#### GOAL OF THE EXERCISE
Track down the lines that contain "matplotlib" and copy them.

#### GIVEN DATA
......

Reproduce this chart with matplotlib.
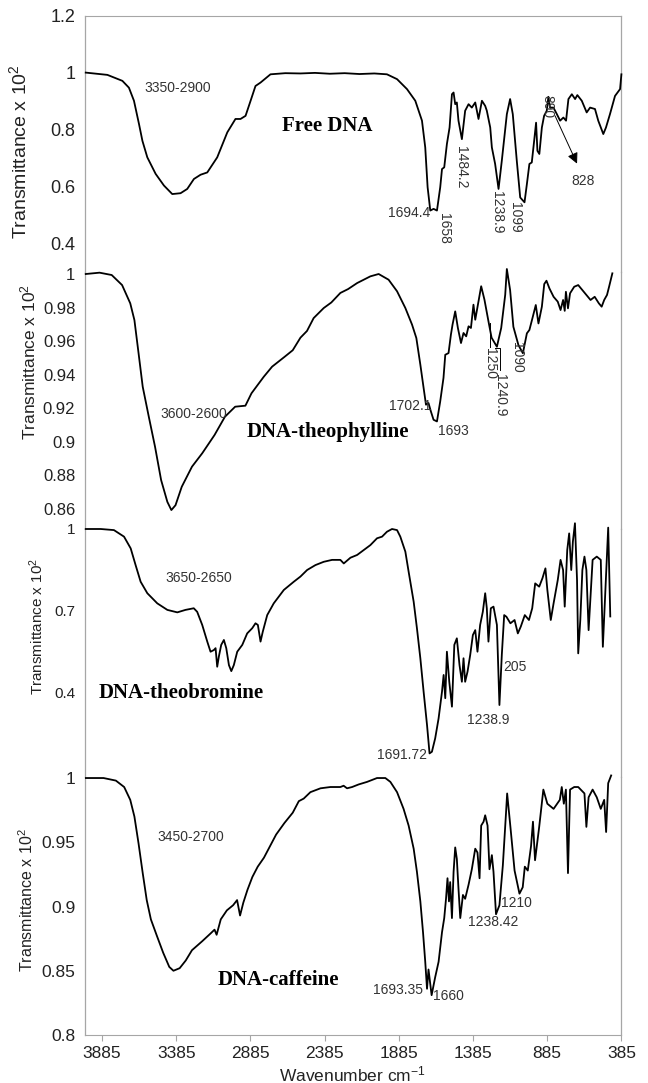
import matplotlib
matplotlib.use("Agg")
import matplotlib.pyplot as plt

plt.rcParams["font.family"] = ["Liberation Sans", "DejaVu Sans"]
plt.rcParams["mathtext.fontset"] = "custom"
plt.rcParams["mathtext.rm"] = "Liberation Sans"
plt.rcParams["mathtext.default"] = "regular"

# ---- FTIR spectra (wavenumber cm-1, transmittance x 10^2) ----
dna_wn = [3995, 3849, 3748, 3704, 3670, 3636, 3613, 3580, 3524, 3468, 3412, 3356,
          3311, 3266, 3221, 3176, 3109, 3041, 2986, 2952, 2918, 2884, 2851, 2817,
          2750, 2650, 2548, 2450, 2350, 2250, 2150, 2050, 1965, 1897, 1830, 1774,
          1729, 1707, 1691, 1673, 1651, 1628, 1606, 1594, 1579, 1561, 1543, 1527,
          1516, 1505, 1494, 1483, 1460, 1438, 1415, 1393, 1370, 1348, 1325, 1303,
          1292, 1269, 1258, 1236, 1213, 1191, 1157, 1135, 1117, 1090, 1067, 1038,
          1022, 1005, 989, 973, 960, 951, 938, 921, 906, 888, 877, 866, 843, 820,
          798, 776, 758, 742, 719, 697, 682, 652, 619, 596, 563, 541, 507, 489,
          462, 428, 394, 385]
dna_tr = [1.001, 0.993, 0.972, 0.948, 0.902, 0.820, 0.761, 0.703, 0.645, 0.604, 0.574, 0.577,
          0.592, 0.627, 0.642, 0.650, 0.703, 0.791, 0.838, 0.838, 0.849, 0.902, 0.954, 0.966,
          0.995, 0.999, 0.998, 1.000, 0.997, 0.999, 0.996, 0.998, 0.995, 0.978, 0.943, 0.902,
          0.832, 0.738, 0.598, 0.516, 0.522, 0.516, 0.598, 0.662, 0.668, 0.750, 0.808, 0.925,
          0.931, 0.890, 0.896, 0.832, 0.767, 0.867, 0.890, 0.878, 0.896, 0.838, 0.902, 0.884,
          0.867, 0.808, 0.738, 0.680, 0.592, 0.691, 0.855, 0.908, 0.855, 0.691, 0.562, 0.545,
          0.609, 0.680, 0.685, 0.761, 0.825, 0.726, 0.715, 0.808, 0.849, 0.867, 0.916, 0.878, 0.878, 0.855,
          0.832, 0.843, 0.832, 0.908, 0.925, 0.908, 0.922, 0.902, 0.861, 0.878, 0.873, 0.832, 0.785, 0.808,
          0.855, 0.919, 0.943, 0.995]

theo_wn = [3995, 3902, 3820, 3750, 3695, 3667, 3639, 3611, 3570, 3528, 3487, 3445,
           3418, 3390, 3348, 3279, 3210, 3127, 3057, 2988, 2919, 2878, 2837, 2795,
           2739, 2656, 2600, 2548, 2504, 2459, 2391, 2340, 2279, 2227, 2166, 2077,
           2021, 1954, 1897, 1841, 1796, 1767, 1740, 1718, 1702, 1685, 1669, 1651,
           1628, 1606, 1584, 1572, 1550, 1534, 1523, 1505, 1487, 1466, 1449, 1431,
           1415, 1399, 1382, 1370, 1352, 1330, 1308, 1281, 1260, 1224, 1195, 1168,
           1157, 1135, 1113, 1079, 1049, 1022, 1005, 982, 962, 944, 921, 905, 890,
           870, 842, 814, 795, 778, 767, 759, 745, 731, 703, 676, 648, 621, 593,
           565, 537, 518, 501, 482, 468, 446]
theo_tr = [1.0000, 1.0008, 0.9994, 0.9934, 0.9825, 0.9725, 0.9527, 0.9327, 0.9148, 0.8969, 0.8770, 0.8640,
           0.8591, 0.8620, 0.8730, 0.8850, 0.8930, 0.9039, 0.9148, 0.9208, 0.9214, 0.9288, 0.9337, 0.9387,
           0.9447, 0.9505, 0.9545, 0.9620, 0.9660, 0.9737, 0.9797, 0.9830, 0.9887, 0.9910, 0.9946, 0.9986,
           1.0000, 0.9966, 0.9897, 0.9797, 0.9698, 0.9618, 0.9459, 0.9320, 0.9220, 0.9230, 0.9180, 0.9130,
           0.9120, 0.9240, 0.9380, 0.9518, 0.9528, 0.9638, 0.9698, 0.9777, 0.9678, 0.9588, 0.9648, 0.9628,
           0.9688, 0.9678, 0.9817, 0.9727, 0.9817, 0.9927, 0.9847, 0.9718, 0.9620, 0.9566, 0.9678, 0.9876,
           1.0030, 0.9904, 0.9685, 0.9576, 0.9527, 0.9646, 0.9666, 0.9745, 0.9815, 0.9705, 0.9805, 0.9940, 0.9960,
           0.9914, 0.9864, 0.9835, 0.9785, 0.9845, 0.9780, 0.9894, 0.9795, 0.9885, 0.9924, 0.9934, 0.9904, 0.9875, 0.9845,
           0.9864, 0.9825, 0.9805, 0.9845, 0.9875, 0.9924, 1.0004]

brom_wn = [3995, 3894, 3805, 3737, 3692, 3659, 3625, 3580, 3513, 3445, 3378, 3323,
           3267, 3244, 3210, 3176, 3154, 3132, 3120, 3109, 3098, 3082, 3064, 3048,
           3030, 3014, 2997, 2974, 2940, 2907, 2873, 2851, 2835, 2817, 2802, 2772,
           2728, 2660, 2593, 2548, 2503, 2447, 2391, 2335, 2279, 2256, 2211, 2166,
           2122, 2077, 2032, 1998, 1965, 1931, 1897, 1875, 1841, 1819, 1785, 1763,
           1740, 1718, 1695, 1678, 1662, 1640, 1617, 1594, 1583, 1572, 1561, 1545,
           1527, 1511, 1494, 1476, 1460, 1449, 1438, 1422, 1404, 1386, 1370, 1355,
           1337, 1319, 1303, 1292, 1281, 1265, 1247, 1224, 1207, 1191, 1175, 1160,
           1133, 1105, 1083, 1063, 1036, 1008, 986, 966, 939, 917, 897, 884, 861,
           842, 814, 795, 778, 767, 750, 737, 723, 712, 698, 684, 676, 662, 648,
           634, 621, 606, 579, 551, 524, 510, 490, 474, 460]
brom_tr = [1.000, 1.000, 0.996, 0.972, 0.929, 0.868, 0.807, 0.765, 0.728, 0.704, 0.695, 0.704,
           0.710, 0.697, 0.649, 0.588, 0.551, 0.557, 0.564, 0.496, 0.533, 0.576, 0.594, 0.564,
           0.502, 0.480, 0.502, 0.551, 0.576, 0.618, 0.637, 0.655, 0.649, 0.588, 0.624, 0.685,
           0.728, 0.777, 0.807, 0.826, 0.850, 0.868, 0.880, 0.887, 0.887, 0.874, 0.895, 0.905,
           0.923, 0.941, 0.966, 0.972, 0.990, 1.000, 0.996, 0.972, 0.917, 0.844, 0.734, 0.637,
           0.527, 0.405, 0.283, 0.179, 0.185, 0.234, 0.307, 0.405, 0.466, 0.381, 0.551, 0.441,
           0.350, 0.576, 0.600, 0.502, 0.441, 0.527, 0.441, 0.478, 0.539, 0.612, 0.630, 0.551,
           0.649, 0.697, 0.765, 0.710, 0.588, 0.710, 0.716, 0.649, 0.356, 0.539, 0.685, 0.679,
           0.655, 0.667, 0.618, 0.643, 0.685, 0.667, 0.710, 0.801, 0.789, 0.820, 0.856, 0.777, 0.667,
           0.728, 0.813, 0.887, 0.850, 0.716, 0.923, 0.984, 0.850, 0.954, 1.021, 0.813, 0.545, 0.667, 0.850,
           0.899, 0.850, 0.630, 0.887, 0.899, 0.887, 0.569, 0.813, 1.005, 0.680]

caff_wn = [3994, 3875, 3792, 3736, 3695, 3667, 3639, 3611, 3584, 3556, 3515, 3473,
           3432, 3404, 3362, 3321, 3279, 3210, 3154, 3127, 3113, 3085, 3044, 3002,
           2975, 2955, 2933, 2905, 2872, 2836, 2794, 2753, 2712, 2656, 2600, 2559,
           2526, 2481, 2413, 2346, 2279, 2257, 2234, 2200, 2156, 2099, 2032, 1976,
           1942, 1897, 1853, 1819, 1785, 1763, 1740, 1722, 1707, 1695, 1685, 1664,
           1640, 1617, 1594, 1579, 1567, 1557, 1547, 1539, 1527, 1516, 1505, 1494,
           1483, 1471, 1453, 1438, 1415, 1393, 1370, 1355, 1341, 1330, 1314, 1303,
           1287, 1274, 1258, 1247, 1230, 1207, 1184, 1162, 1155, 1133, 1105, 1072,
           1050, 1036, 1016, 994, 981, 967, 939, 911, 884, 842, 800, 787, 773, 759,
           745, 731, 703, 676, 634, 621, 606, 579, 551, 524, 501, 488, 474, 454]
caff_tr = [1.000, 1.000, 0.998, 0.993, 0.983, 0.970, 0.949, 0.926, 0.905, 0.890, 0.877, 0.864,
           0.853, 0.850, 0.852, 0.858, 0.866, 0.873, 0.879, 0.882, 0.878, 0.890, 0.897, 0.901,
           0.905, 0.893, 0.903, 0.913, 0.923, 0.931, 0.938, 0.947, 0.956, 0.965, 0.973, 0.982,
           0.984, 0.989, 0.992, 0.993, 0.993, 0.994, 0.992, 0.993, 0.995, 0.997, 1.000, 1.000,
           0.997, 0.989, 0.976, 0.963, 0.945, 0.927, 0.904, 0.880, 0.857, 0.836, 0.851, 0.831,
           0.845, 0.857, 0.880, 0.891, 0.906, 0.922, 0.904, 0.919, 0.891, 0.927, 0.946, 0.937,
           0.914, 0.891, 0.909, 0.906, 0.917, 0.929, 0.945, 0.942, 0.922, 0.963, 0.966, 0.971,
           0.963, 0.929, 0.940, 0.927, 0.894, 0.901, 0.932, 0.974, 0.988, 0.962, 0.928, 0.910,
           0.915, 0.931, 0.928, 0.947, 0.966, 0.936, 0.962, 0.991, 0.980, 0.976, 0.983, 0.993, 0.980, 0.991,
           0.926, 0.991, 0.993, 0.993, 0.988, 0.962, 0.985, 0.991, 0.985, 0.976, 0.983, 0.958, 0.996, 1.002]

x_ticks = [3885, 3385, 2885, 2385, 1885, 1385, 885, 385]

# panel layout in pixels: (top, bottom), y limits, y ticks, tick font size
W, H = 648, 1083
left_px, right_px = 85, 621.4
panels = [
    dict(wn=dna_wn, tr=dna_tr, top=16, bot=272, ylim=(0.3, 1.2),
         yt=[0.4, 0.6, 0.8, 1.0, 1.2], ytl=["0.4", "0.6", "0.8", "1", "1.2"], fs=13),
    dict(wn=theo_wn, tr=theo_tr, top=272, bot=529, ylim=(0.8478, 1.0012),
         yt=[0.86, 0.88, 0.90, 0.92, 0.94, 0.96, 0.98, 1.0],
         ytl=["0.86", "0.88", "0.9", "0.92", "0.94", "0.96", "0.98", "1"], fs=12),
    dict(wn=brom_wn, tr=brom_tr, top=529, bot=777, ylim=(0.0926, 1.0),
         yt=[0.4, 0.7, 1.0], ytl=["0.4", "0.7", "1"], fs=11),
    dict(wn=caff_wn, tr=caff_tr, top=777, bot=1035, ylim=(0.8, 1.0008),
         yt=[0.8, 0.85, 0.9, 0.95, 1.0], ytl=["0.8", "0.85", "0.9", "0.95", "1"], fs=12.5),
]

fig = plt.figure(figsize=(W / 100, H / 100), dpi=100)
frame = "#a6a6a6"
axes = []
for i, p in enumerate(panels):
    ax = fig.add_axes([left_px / W, 1 - p["bot"] / H,
                       (right_px - left_px) / W, (p["bot"] - p["top"]) / H])
    ax.plot(p["wn"], p["tr"], color="black", lw=1.3, clip_on=False, zorder=3)
    ax.set_xlim(4000, 385)
    ax.set_ylim(*p["ylim"])
    ax.set_yticks(p["yt"])
    ax.set_yticklabels(p["ytl"])
    ax.tick_params(axis="y", length=0, pad=7, labelsize=p["fs"], labelcolor="#222222")
    for s in ["left", "right"]:
        ax.spines[s].set_color(frame)
        ax.spines[s].set_linewidth(0.9)
    ax.spines["top"].set_visible(i == 0)
    ax.spines["top"].set_color(frame)
    ax.spines["bottom"].set_visible(i == 3)
    ax.spines["bottom"].set_color(frame)
    ax.patch.set_visible(False)
    if i < 3:
        ax.tick_params(axis="x", bottom=False, labelbottom=False)
    else:
        ax.set_xticks(x_ticks)
        ax.set_xticklabels([str(t) for t in x_ticks])
        ax.tick_params(axis="x", direction="out", length=4, color=frame,
                       labelsize=12.5, labelcolor="#222222", pad=4)
    axes.append(ax)

# x axis title, below the tick labels
fig.text(352 / W, 1 - 1074 / H, "Wavenumber cm$^{-1}$", ha="center", va="center",
         fontsize=12.5, color="#222222")

# y axis titles
ylab = "Transmittance x 10$^2$"
for xp, yp, fs in [(19, 152, 14), (28, 362, 12.5), (37, 626, 11), (27, 900, 11.5)]:
    fig.text(xp / W, 1 - yp / H, ylab, rotation=90, ha="center", va="center",
             fontsize=fs, color="#222222")

ann = dict(fontsize=10, color="#333333", ha="center", va="center")
rot = dict(fontsize=10, color="#333333", ha="center", va="center", rotation=-90)
bold = dict(fontsize=15, fontweight="bold", family="Liberation Serif",
            ha="center", va="center", color="black")

# Free DNA
ax = axes[0]
ax.text(3376, 0.947, "3350-2900", **ann)
ax.text(2370, 0.815, "Free DNA", **bold)
ax.text(1815, 0.509, "1694.4", **ann)
ax.text(1580, 0.453, "1658", **rot)
ax.text(1465, 0.670, "1484.2", **rot)
ax.text(1222, 0.509, "1238.9", **rot)
ax.text(1100, 0.491, "1099", **rot)
ax.text(886, 0.881, "890", **rot)
ax.text(643, 0.621, "828", **ann)
ax.annotate("", xy=(684, 0.681), xytext=(832, 0.849),
            arrowprops=dict(arrowstyle="-|>", color="black", lw=0.7,
                            mutation_scale=16, shrinkA=0, shrinkB=0))

# DNA-theophylline
ax = axes[1]
ax.text(3268, 0.9164, "3600-2600", **ann)
ax.text(2360, 0.9057, "DNA-theophylline", **bold)
ax.text(1808, 0.9212, "1702.1", **ann)
ax.text(1518, 0.9063, "1693", **ann)
ax.text(1269, 0.9463, "1250", **rot)
ax.text(1202, 0.9278, "1240.9", **rot)
ax.text(1088, 0.9504, "1090", **rot)
ax.plot([1269, 1269], [0.9707, 0.9564], color="black", lw=0.7)
ax.plot([1235, 1202, 1202], [0.9558, 0.9558, 0.9430], color="black", lw=0.7)

# DNA-theobromine
ax = axes[2]
ax.text(3235, 0.821, "3650-2650", **ann)
ax.text(3349, 0.400, "DNA-theobromine", **bold)
ax.text(1861, 0.173, "1691.72", **ann)
ax.text(1283, 0.301, "1238.9", **ann)
ax.text(1101, 0.495, "205", **ann)

# DNA-caffeine
ax = axes[3]
ax.text(3288, 0.954, "3450-2700", **ann)
ax.text(2696, 0.843, "DNA-caffeine", **bold)
ax.text(1888, 0.835, "1693.35", **ann)
ax.text(1552, 0.830, "1660", **ann)
ax.text(1249, 0.888, "1238.42", **ann)
ax.text(1094, 0.903, "1210", **ann)

fig.savefig("out.png", dpi=100)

......

#### ANSWER
Reproduce this chart with matplotlib.
import matplotlib
matplotlib.use("Agg")
import matplotlib.pyplot as plt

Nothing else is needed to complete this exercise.